— Start DATA EXTRACT —
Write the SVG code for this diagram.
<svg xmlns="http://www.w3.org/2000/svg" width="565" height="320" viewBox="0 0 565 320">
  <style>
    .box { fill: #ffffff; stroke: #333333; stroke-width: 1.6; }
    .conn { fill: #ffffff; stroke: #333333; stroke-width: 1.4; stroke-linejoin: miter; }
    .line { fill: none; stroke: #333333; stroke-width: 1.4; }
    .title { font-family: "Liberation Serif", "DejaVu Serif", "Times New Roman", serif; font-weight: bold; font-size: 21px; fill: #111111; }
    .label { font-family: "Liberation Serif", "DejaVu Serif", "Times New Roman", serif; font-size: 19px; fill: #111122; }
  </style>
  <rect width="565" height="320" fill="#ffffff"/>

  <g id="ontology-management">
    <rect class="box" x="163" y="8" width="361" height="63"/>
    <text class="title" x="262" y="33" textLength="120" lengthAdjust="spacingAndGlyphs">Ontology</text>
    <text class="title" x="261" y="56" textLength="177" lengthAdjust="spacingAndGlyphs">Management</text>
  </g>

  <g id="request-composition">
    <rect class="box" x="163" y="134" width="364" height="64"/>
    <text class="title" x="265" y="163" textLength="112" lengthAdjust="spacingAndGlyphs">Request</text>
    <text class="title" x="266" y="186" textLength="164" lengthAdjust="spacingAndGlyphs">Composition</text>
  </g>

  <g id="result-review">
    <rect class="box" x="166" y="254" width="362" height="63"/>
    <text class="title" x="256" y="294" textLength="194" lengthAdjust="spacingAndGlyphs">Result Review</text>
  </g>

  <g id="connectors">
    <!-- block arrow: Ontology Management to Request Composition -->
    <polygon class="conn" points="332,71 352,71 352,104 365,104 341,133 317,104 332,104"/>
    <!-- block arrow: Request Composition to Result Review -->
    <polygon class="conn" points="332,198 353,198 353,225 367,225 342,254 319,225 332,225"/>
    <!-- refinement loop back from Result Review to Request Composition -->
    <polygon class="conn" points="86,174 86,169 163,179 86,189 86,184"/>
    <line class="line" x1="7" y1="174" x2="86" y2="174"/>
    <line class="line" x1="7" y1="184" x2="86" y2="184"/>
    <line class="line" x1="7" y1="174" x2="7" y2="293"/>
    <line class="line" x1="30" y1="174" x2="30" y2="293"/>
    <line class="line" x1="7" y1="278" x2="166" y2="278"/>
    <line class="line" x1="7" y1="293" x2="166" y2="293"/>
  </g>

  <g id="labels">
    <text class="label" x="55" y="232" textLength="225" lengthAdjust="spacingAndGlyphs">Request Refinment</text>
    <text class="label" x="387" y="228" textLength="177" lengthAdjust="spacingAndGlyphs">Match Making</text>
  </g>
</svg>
— End DATA EXTRACT —
• **PROBLEM STATEMENT**
Copy each line of the data exactly, leaving nothing out.

• **CORRECT OUTPUT**
Write the SVG code for this diagram.
<svg xmlns="http://www.w3.org/2000/svg" width="565" height="320" viewBox="0 0 565 320">
  <style>
    .box { fill: #ffffff; stroke: #333333; stroke-width: 1.6; }
    .conn { fill: #ffffff; stroke: #333333; stroke-width: 1.4; stroke-linejoin: miter; }
    .line { fill: none; stroke: #333333; stroke-width: 1.4; }
    .title { font-family: "Liberation Serif", "DejaVu Serif", "Times New Roman", serif; font-weight: bold; font-size: 21px; fill: #111111; }
    .label { font-family: "Liberation Serif", "DejaVu Serif", "Times New Roman", serif; font-size: 19px; fill: #111122; }
  </style>
  <rect width="565" height="320" fill="#ffffff"/>

  <g id="ontology-management">
    <rect class="box" x="163" y="8" width="361" height="63"/>
    <text class="title" x="262" y="33" textLength="120" lengthAdjust="spacingAndGlyphs">Ontology</text>
    <text class="title" x="261" y="56" textLength="177" lengthAdjust="spacingAndGlyphs">Management</text>
  </g>

  <g id="request-composition">
    <rect class="box" x="163" y="134" width="364" height="64"/>
    <text class="title" x="265" y="163" textLength="112" lengthAdjust="spacingAndGlyphs">Request</text>
    <text class="title" x="266" y="186" textLength="164" lengthAdjust="spacingAndGlyphs">Composition</text>
  </g>

  <g id="result-review">
    <rect class="box" x="166" y="254" width="362" height="63"/>
    <text class="title" x="256" y="294" textLength="194" lengthAdjust="spacingAndGlyphs">Result Review</text>
  </g>

  <g id="connectors">
    <!-- block arrow: Ontology Management to Request Composition -->
    <polygon class="conn" points="332,71 352,71 352,104 365,104 341,133 317,104 332,104"/>
    <!-- block arrow: Request Composition to Result Review -->
    <polygon class="conn" points="332,198 353,198 353,225 367,225 342,254 319,225 332,225"/>
    <!-- refinement loop back from Result Review to Request Composition -->
    <polygon class="conn" points="86,174 86,169 163,179 86,189 86,184"/>
    <line class="line" x1="7" y1="174" x2="86" y2="174"/>
    <line class="line" x1="7" y1="184" x2="86" y2="184"/>
    <line class="line" x1="7" y1="174" x2="7" y2="293"/>
    <line class="line" x1="30" y1="174" x2="30" y2="293"/>
    <line class="line" x1="7" y1="278" x2="166" y2="278"/>
    <line class="line" x1="7" y1="293" x2="166" y2="293"/>
  </g>

  <g id="labels">
    <text class="label" x="55" y="232" textLength="225" lengthAdjust="spacingAndGlyphs">Request Refinment</text>
    <text class="label" x="387" y="228" textLength="177" lengthAdjust="spacingAndGlyphs">Match Making</text>
  </g>
</svg>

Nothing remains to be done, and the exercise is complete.